My father on the beach at Marennes, preparing for an oil sketch, George at his side. I cannot say that my father had any specific talent for painting, but he produced lots of pleasant little oil-on-board pictures, harmless and quiet representations of what he saw. Hey, he was a doctor, not an artist. I loved what he drew.
The children tested us with lots of teenage trauma problems. Family came out to stay and went away again. My father came frequently because my mother was doing the St Jacques de la Compostella walk with a friend. Those were precious times with my old daddy, a doctor, but keen on drawing and painting. Just this morning somebody asked me at what stage I started writing and drawing, and it was around then, sitting on the beach with my father, that I picked up a biro again – after years and years of not drawing – and started to scribble little sketches.

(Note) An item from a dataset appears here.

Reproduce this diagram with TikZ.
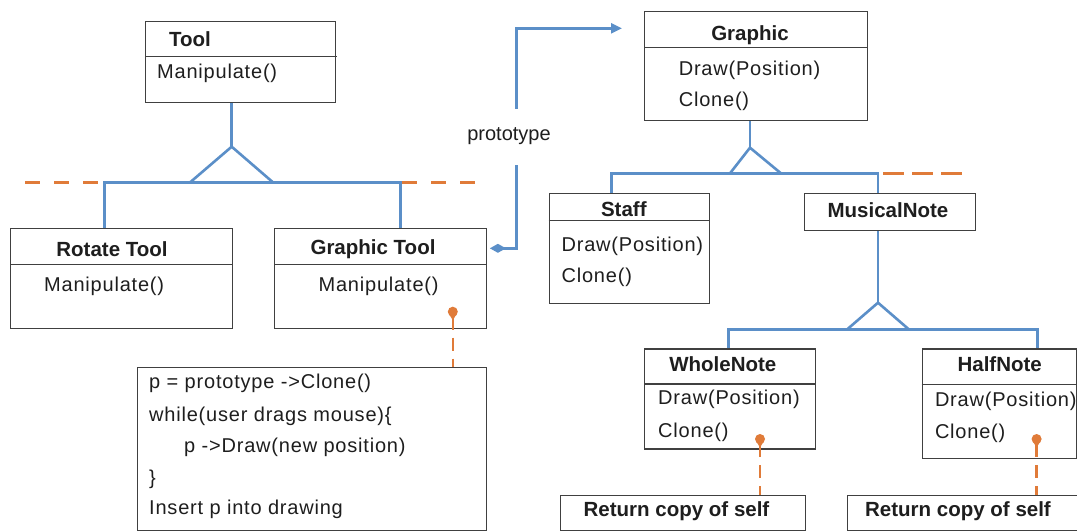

I sigh at people who say “I haven’t got time for …” because we all have time for whatever we really want to do. Say you don’t want to alott time to this or to that, say you do not wish to fit such-and-such in to your schedule, but don’t say you haven’t got time. I had not fitted drawing in to my very hectic life; it had been an unimportant aspect of the things I liked to do or not do. But once I started scribbling again I found I really enjoyed it, and I produced lots of little water-colour pictures to go with stories I had told the children when they were little – bunnies and birdies and chickies – that sort of thing. I also did a large collection of sketches on the islands in the summer months – simple water-colours of hollyhocks climbing the old stone walls of island buildings, blue skies, hazy sunny days. Quite often the owner of whatever I was sketching would ask to keep it. The rest were lost in a storm. A great deal of stuff was lost in a storm.
This was 1999. On 28th December 1999 we were in England celebrating Christmas and New Year.
By midnight we had lost almost everything we owned.